● Source material:
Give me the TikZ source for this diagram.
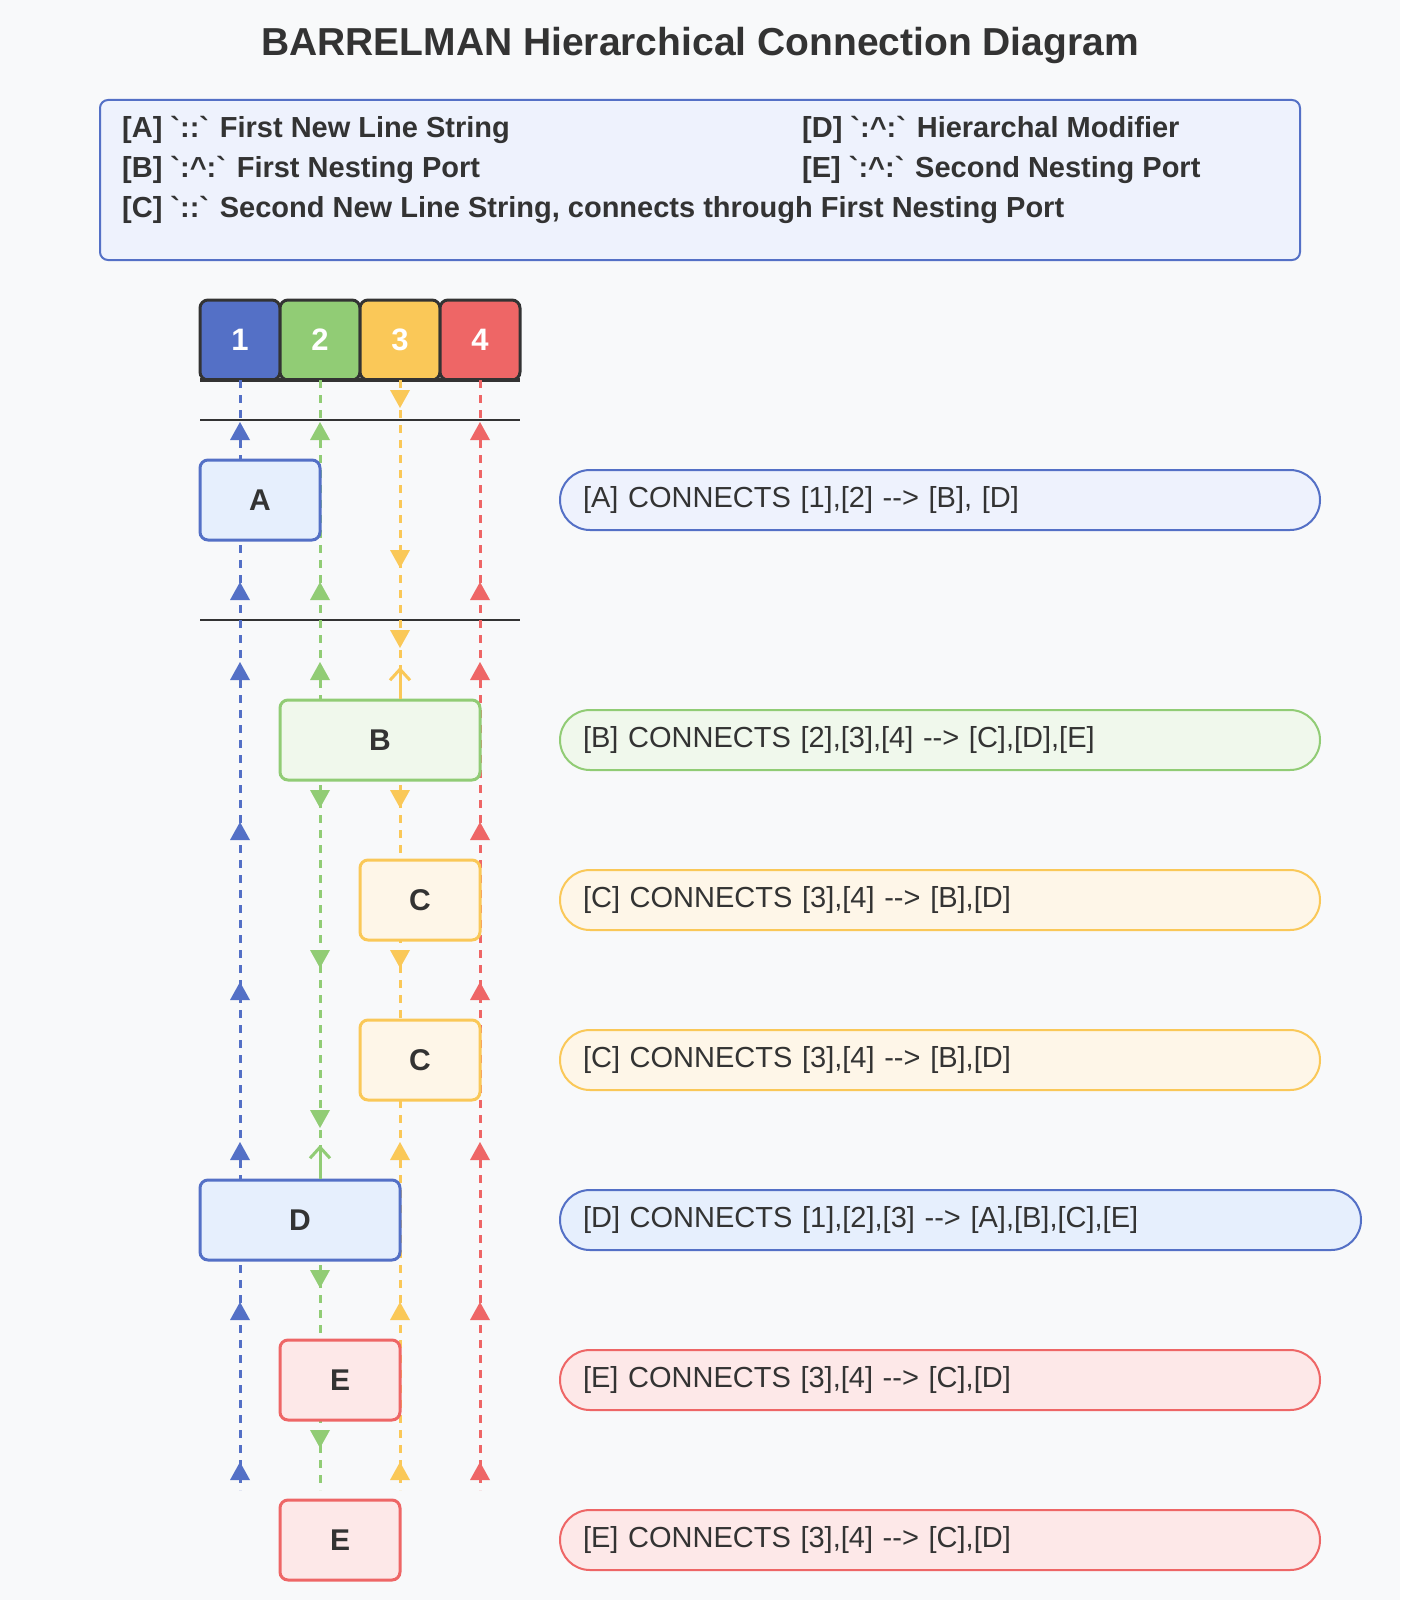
\documentclass[tikz,border=0pt]{standalone}
\usepackage{fontspec}
\setmainfont{Liberation Sans}
\usepackage{tikz}
\usetikzlibrary{arrows.meta,positioning}

\definecolor{bgcol}{HTML}{F8F9FA}
\definecolor{ink}{HTML}{333333}
\definecolor{cblue}{HTML}{5470C6}
\definecolor{cgreen}{HTML}{91CC75}
\definecolor{cyellow}{HTML}{FAC858}
\definecolor{cred}{HTML}{EE6666}
\definecolor{fblue}{HTML}{E6EFFD}
\definecolor{flegend}{HTML}{EEF2FD}
\definecolor{fgreen}{HTML}{F0F8EC}
\definecolor{fyellow}{HTML}{FEF6E8}
\definecolor{fred}{HTML}{FDE8E8}

\begin{document}
\begin{tikzpicture}[x=1pt,y=-1pt,
  port/.style={draw=ink, line width=3pt, rounded corners=8pt, minimum width=80pt,
    minimum height=80pt, inner sep=0pt, outer sep=0pt, text=white,
    font=\fontsize{31}{36}\selectfont\bfseries},
  blk/.style={line width=3pt, rounded corners=8pt, minimum height=80pt, inner sep=0pt,
    text=ink, font=\fontsize{30}{36}\selectfont\bfseries},
  pill/.style={line width=2pt, rounded corners=30pt, minimum height=60pt, anchor=west,
    inner xsep=23pt, align=left, text=ink, font=\fontsize{29}{32}\selectfont},
  legtext/.style={anchor=west, inner sep=0pt, text=ink, font=\fontsize{29}{32}\selectfont\bfseries},
  lane/.style={line width=3pt, dash pattern=on 8pt off 7pt},
  upmk/.pic={\fill (0,0) -- (-10,18) -- (10,18) -- cycle;},
  dnmk/.pic={\fill (0,0) -- (-10,-18) -- (10,-18) -- cycle;},
  feed/.style={line width=3pt, -{Straight Barb[length=11pt,width=20pt]}}]

%Background
\fill[bgcol] (0,0) rectangle (1400,1600);

%Title
\node[text=ink, font=\fontsize{39}{42}\selectfont\bfseries] (title) at (700,46)
  {BARRELMAN Hierarchical Connection Diagram};

%Legend
\draw[cblue, fill=flegend, line width=2pt, rounded corners=8pt] (100,100) rectangle (1300,260);
\node[legtext] (legA) at (122,130) {[A] \textasciigrave::\textasciigrave{} First New Line String};
\node[legtext] (legB) at (122,170) {[B] \textasciigrave:\textasciicircum:\textasciigrave{} First Nesting Port};
\node[legtext] (legC) at (122,210) {[C] \textasciigrave::\textasciigrave{} Second New Line String, connects through First Nesting Port};
\node[legtext] (legD) at (802,130) {[D] \textasciigrave:\textasciicircum:\textasciigrave{} Hierarchal Modifier};
\node[legtext] (legE) at (802,170) {[E] \textasciigrave:\textasciicircum:\textasciigrave{} Second Nesting Port};

%Ports
\node[port, fill=cblue] (h1) at (240,340) {1};
\node[port, fill=cgreen, right=0pt of h1] (h2) {2};
\node[port, fill=cyellow, right=0pt of h2] (h3) {3};
\node[port, fill=cred, right=0pt of h3] (h4) {4};
\draw[ink, line width=3.5pt] (h1.south west) -- (h4.south east);

%Separators
\draw[ink, line width=2pt] (h1.south west |- 0,420) -- (h4.south east |- 0,420);
\draw[ink, line width=2pt] (h1.south west |- 0,620) -- (h4.south east |- 0,620);

%Lanes
\coordinate (floor) at (0,1490);
\draw[lane, cblue] (h1.south) -- (h1.south |- floor);
\draw[lane, cgreen] (h2.south) -- (h2.south |- floor);
\draw[lane, cyellow] (h3.south) -- (h3.south |- floor);
\draw[lane, cred] (h4.south) -- (h4.south |- floor);

%Markers
\foreach \s in {380,540,620} {
  \pic[cyellow] at (400,\s+28) {dnmk};
  \foreach \x/\c in {240/cblue,320/cgreen,480/cred} \pic[\c] at (\x,\s+42) {upmk};
}
\foreach \s in {780,940} {
  \foreach \x/\c in {320/cgreen,400/cyellow} \pic[\c] at (\x,\s+28) {dnmk};
  \foreach \x/\c in {240/cblue,480/cred} \pic[\c] at (\x,\s+42) {upmk};
}
\foreach \s in {1100,1260,1420} {
  \pic[cgreen] at (320,\s+28) {dnmk};
  \foreach \x/\c in {240/cblue,400/cyellow,480/cred} \pic[\c] at (\x,\s+42) {upmk};
}

%Blocks
\node[blk, draw=cblue, fill=fblue, minimum width=120pt] (A) at (260,500) {A};
\node[blk, draw=cgreen, fill=fgreen, minimum width=200pt] (B) at (380,740) {B};
\node[blk, draw=cyellow, fill=fyellow, minimum width=120pt] (C1) at (420,900) {C};
\node[blk, draw=cyellow, fill=fyellow, minimum width=120pt] (C2) at (420,1060) {C};
\node[blk, draw=cblue, fill=fblue, minimum width=200pt] (D) at (300,1220) {D};
\node[blk, draw=cred, fill=fred, minimum width=120pt] (E1) at (340,1380) {E};
\node[blk, draw=cred, fill=fred, minimum width=120pt] (E2) at (340,1540) {E};

%Feedback
\coordinate (bup) at (400,667);
\coordinate (dup) at (320,1145);
\draw[feed, cyellow] (B.north -| bup) -- (bup);
\draw[feed, cgreen] (D.north -| dup) -- (dup);

%Notes
\node[pill, draw=cblue, fill=flegend, text width=714pt] (pA) at (559,500) {[A] CONNECTS [1],[2] -{}-> [B], [D]};
\node[pill, draw=cgreen, fill=fgreen, text width=714pt] (pB) at (559,740) {[B] CONNECTS [2],[3],[4] -{}-> [C],[D],[E]};
\node[pill, draw=cyellow, fill=fyellow, text width=714pt] (pC1) at (559,900) {[C] CONNECTS [3],[4] -{}-> [B],[D]};
\node[pill, draw=cyellow, fill=fyellow, text width=714pt] (pC2) at (559,1060) {[C] CONNECTS [3],[4] -{}-> [B],[D]};
\node[pill, draw=cblue, fill=fblue, text width=755pt] (pD) at (559,1220) {[D] CONNECTS [1],[2],[3] -{}-> [A],[B],[C],[E]};
\node[pill, draw=cred, fill=fred, text width=714pt] (pE1) at (559,1380) {[E] CONNECTS [3],[4] -{}-> [C],[D]};
\node[pill, draw=cred, fill=fred, text width=714pt] (pE2) at (559,1540) {[E] CONNECTS [3],[4] -{}-> [C],[D]};

\end{tikzpicture}
\end{document}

● Stated exercise: Copy out the whole listing exactly, and don't carry over any pictures.

● Task response:
Give me the TikZ source for this diagram.
\documentclass[tikz,border=0pt]{standalone}
\usepackage{fontspec}
\setmainfont{Liberation Sans}
\usepackage{tikz}
\usetikzlibrary{arrows.meta,positioning}

\definecolor{bgcol}{HTML}{F8F9FA}
\definecolor{ink}{HTML}{333333}
\definecolor{cblue}{HTML}{5470C6}
\definecolor{cgreen}{HTML}{91CC75}
\definecolor{cyellow}{HTML}{FAC858}
\definecolor{cred}{HTML}{EE6666}
\definecolor{fblue}{HTML}{E6EFFD}
\definecolor{flegend}{HTML}{EEF2FD}
\definecolor{fgreen}{HTML}{F0F8EC}
\definecolor{fyellow}{HTML}{FEF6E8}
\definecolor{fred}{HTML}{FDE8E8}

\begin{document}
\begin{tikzpicture}[x=1pt,y=-1pt,
  port/.style={draw=ink, line width=3pt, rounded corners=8pt, minimum width=80pt,
    minimum height=80pt, inner sep=0pt, outer sep=0pt, text=white,
    font=\fontsize{31}{36}\selectfont\bfseries},
  blk/.style={line width=3pt, rounded corners=8pt, minimum height=80pt, inner sep=0pt,
    text=ink, font=\fontsize{30}{36}\selectfont\bfseries},
  pill/.style={line width=2pt, rounded corners=30pt, minimum height=60pt, anchor=west,
    inner xsep=23pt, align=left, text=ink, font=\fontsize{29}{32}\selectfont},
  legtext/.style={anchor=west, inner sep=0pt, text=ink, font=\fontsize{29}{32}\selectfont\bfseries},
  lane/.style={line width=3pt, dash pattern=on 8pt off 7pt},
  upmk/.pic={\fill (0,0) -- (-10,18) -- (10,18) -- cycle;},
  dnmk/.pic={\fill (0,0) -- (-10,-18) -- (10,-18) -- cycle;},
  feed/.style={line width=3pt, -{Straight Barb[length=11pt,width=20pt]}}]

%Background
\fill[bgcol] (0,0) rectangle (1400,1600);

%Title
\node[text=ink, font=\fontsize{39}{42}\selectfont\bfseries] (title) at (700,46)
  {BARRELMAN Hierarchical Connection Diagram};

%Legend
\draw[cblue, fill=flegend, line width=2pt, rounded corners=8pt] (100,100) rectangle (1300,260);
\node[legtext] (legA) at (122,130) {[A] \textasciigrave::\textasciigrave{} First New Line String};
\node[legtext] (legB) at (122,170) {[B] \textasciigrave:\textasciicircum:\textasciigrave{} First Nesting Port};
\node[legtext] (legC) at (122,210) {[C] \textasciigrave::\textasciigrave{} Second New Line String, connects through First Nesting Port};
\node[legtext] (legD) at (802,130) {[D] \textasciigrave:\textasciicircum:\textasciigrave{} Hierarchal Modifier};
\node[legtext] (legE) at (802,170) {[E] \textasciigrave:\textasciicircum:\textasciigrave{} Second Nesting Port};

%Ports
\node[port, fill=cblue] (h1) at (240,340) {1};
\node[port, fill=cgreen, right=0pt of h1] (h2) {2};
\node[port, fill=cyellow, right=0pt of h2] (h3) {3};
\node[port, fill=cred, right=0pt of h3] (h4) {4};
\draw[ink, line width=3.5pt] (h1.south west) -- (h4.south east);

%Separators
\draw[ink, line width=2pt] (h1.south west |- 0,420) -- (h4.south east |- 0,420);
\draw[ink, line width=2pt] (h1.south west |- 0,620) -- (h4.south east |- 0,620);

%Lanes
\coordinate (floor) at (0,1490);
\draw[lane, cblue] (h1.south) -- (h1.south |- floor);
\draw[lane, cgreen] (h2.south) -- (h2.south |- floor);
\draw[lane, cyellow] (h3.south) -- (h3.south |- floor);
\draw[lane, cred] (h4.south) -- (h4.south |- floor);

%Markers
\foreach \s in {380,540,620} {
  \pic[cyellow] at (400,\s+28) {dnmk};
  \foreach \x/\c in {240/cblue,320/cgreen,480/cred} \pic[\c] at (\x,\s+42) {upmk};
}
\foreach \s in {780,940} {
  \foreach \x/\c in {320/cgreen,400/cyellow} \pic[\c] at (\x,\s+28) {dnmk};
  \foreach \x/\c in {240/cblue,480/cred} \pic[\c] at (\x,\s+42) {upmk};
}
\foreach \s in {1100,1260,1420} {
  \pic[cgreen] at (320,\s+28) {dnmk};
  \foreach \x/\c in {240/cblue,400/cyellow,480/cred} \pic[\c] at (\x,\s+42) {upmk};
}

%Blocks
\node[blk, draw=cblue, fill=fblue, minimum width=120pt] (A) at (260,500) {A};
\node[blk, draw=cgreen, fill=fgreen, minimum width=200pt] (B) at (380,740) {B};
\node[blk, draw=cyellow, fill=fyellow, minimum width=120pt] (C1) at (420,900) {C};
\node[blk, draw=cyellow, fill=fyellow, minimum width=120pt] (C2) at (420,1060) {C};
\node[blk, draw=cblue, fill=fblue, minimum width=200pt] (D) at (300,1220) {D};
\node[blk, draw=cred, fill=fred, minimum width=120pt] (E1) at (340,1380) {E};
\node[blk, draw=cred, fill=fred, minimum width=120pt] (E2) at (340,1540) {E};

%Feedback
\coordinate (bup) at (400,667);
\coordinate (dup) at (320,1145);
\draw[feed, cyellow] (B.north -| bup) -- (bup);
\draw[feed, cgreen] (D.north -| dup) -- (dup);

%Notes
\node[pill, draw=cblue, fill=flegend, text width=714pt] (pA) at (559,500) {[A] CONNECTS [1],[2] -{}-> [B], [D]};
\node[pill, draw=cgreen, fill=fgreen, text width=714pt] (pB) at (559,740) {[B] CONNECTS [2],[3],[4] -{}-> [C],[D],[E]};
\node[pill, draw=cyellow, fill=fyellow, text width=714pt] (pC1) at (559,900) {[C] CONNECTS [3],[4] -{}-> [B],[D]};
\node[pill, draw=cyellow, fill=fyellow, text width=714pt] (pC2) at (559,1060) {[C] CONNECTS [3],[4] -{}-> [B],[D]};
\node[pill, draw=cblue, fill=fblue, text width=755pt] (pD) at (559,1220) {[D] CONNECTS [1],[2],[3] -{}-> [A],[B],[C],[E]};
\node[pill, draw=cred, fill=fred, text width=714pt] (pE1) at (559,1380) {[E] CONNECTS [3],[4] -{}-> [C],[D]};
\node[pill, draw=cred, fill=fred, text width=714pt] (pE2) at (559,1540) {[E] CONNECTS [3],[4] -{}-> [C],[D]};

\end{tikzpicture}
\end{document}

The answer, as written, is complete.